The authentic power of the RCC film, where we saw community members speaking from the heart, inevitably meant that we saw Still Alice in a more critical way. We talked about the key messages. Loved ones grieved twice, once for the loss of the person the sufferer had become, as well as the final loss. There was also the touching way in which emotions are sensed and remembered more than events themselves. Both films communicated that love always remained despite the challenges.
Our discussion group shared our own experiences of dementia within our families. We found the family scene in Still Alice to feel very accurate. When her children are told about the reality of the condition, the range of responses and emotions hit the spot.
Julianne Moore’s Oscar winning performance was praised. She expressed the fear and confusion of ‘living in half a world’ of Alzheimer’s and the increasing sense of her deterioration. She carried what was perhaps a ‘made for TV’ type movie, superficial in places. One of our members found the scene where Alice gives a speech about her condition to be very stereotyped and a classic movie trope. We have all seen life-changing speeches in movies where the audience rises to their feet with tears in their eyes.

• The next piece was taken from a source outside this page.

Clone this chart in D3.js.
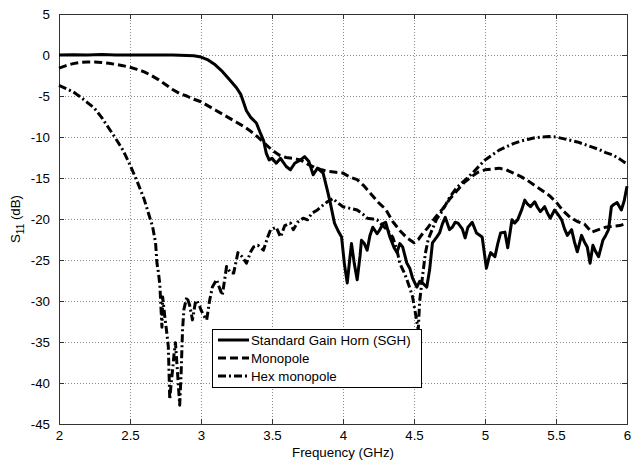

Alec Baldwin’s role as the husband felt underwritten and it was hard to know his motivation in continuing to work, refusing to take a sabbatical and moving his suffering wife further from her family. We felt that it did not show the stress of the carer, which some of us had experienced or witnessed.
Our discussion ended with an appreciation of the RCC film. It was ‘beautiful’ and it connected everyone in the audience with the theme. We volunteers could wear our shiny new badges with even more pride.